The Q4 2018 job vacancy data for Minnesota is interesting. The data showed that there were ~136,000 vacancies statewide, which aside from Q2 2018 was the most vacancies since before 2001. There are a lot of compelling points to be made about this breakdown, but I want to first frame this data within the old addage, “there is no such thing as a labor shortage, only potential workers not willing to work for the wage you’re offering.” I bring this to the fore because I believe the curious lack of inflation we are experiencing in this extending expansion is due in no small part to the flaccid wage growth.
It’s obvious that when we are at a rate of unemployment as low as we are, say the “natural rate” of ~4%, inducing workers to work for you is going to be an ever more challenging task. According to MNDEED, businesses with 10-49 employees are suffering the worst of the labor shortage, with a vacancy rate of 7.1% statewide, followed by micro-firms which have a 6.5% vacancy rate. No surprise then that the companies which have suffered the least are those with 250 employees or more, as their vacancy rate is a piddling 2.9%. The conglomeration of labor is a huge subject which I have to reserve for another post, but there is a wealth of data to support the fact that in this economy, it is the largest companies which are the most well off.
Let’s turn next to the actual areas of the economy themselves which are experiencing the greatest amounts of job vacancies. The chart below illustrates the vacancy breakdown by sector. There are not many surprises for me here, other than I would have expected construction vacancies to be higher since that seems to be all I hear about.
I want to point out a couple of other highlight to the Q4 data that I found really surprising. First, that 37% of the vacancies were for part-time work. Second, the median wage for all vacancies was $15.01/hr, which seems an especially auspicious number considering the “Fight For $15” movement which has inundated Minneapolis and somewhat in St. Paul.
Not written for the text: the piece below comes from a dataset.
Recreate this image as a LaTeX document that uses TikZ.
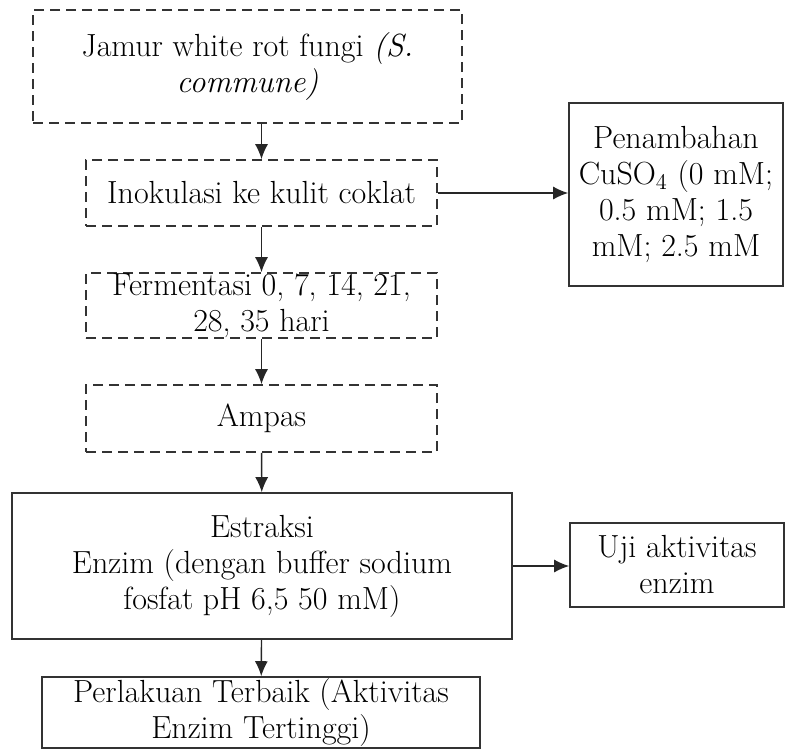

To address the first point – part time vacancies do not normally support a formula for a sustainable, long term growing economy. In any other time I would be absolutely shocked to see a part-time vacancy rate of 37%, but as it is, workers on the farthest side of the employable margin perhaps are not looking for full time work or careers. Those who were tenuously connected to the work force prior to the recession are now toe splashing their way again into the labor force, or at least that is what employers are banking on. Are they right? Will we see a part-time or contingent workforce test the labor economy? Or, will the lack of benefits and wage growth induce them to stay out of the labor pool?
To the second point – I cannot imagine at this point that a $15 dollar/hr wage is highly competitive in the MN labor market where unemployment hovers above 3%. I want to stress again that this is the median wage percentile, meaning that half of the wages fall below this. This may explain why it is small and micro employers are experiencing the largest vacancies- they do not have the economies of scale to deliver workers away from higher wages and benefits offered by large corporations. So, as the ongoing trend of labor conglomeration continues, we should expect more small and micro firms to exit the market, ceding their workers to larger firms and further exacerbating the conglomeration trend. What does this portend for Minnesota’s economy? That is for another day, but I will say that Minnesota is not alone in experiencing this dynamic, and if it remains true that small businesses employ the most workers overall, we would be wise to take heed of this trend.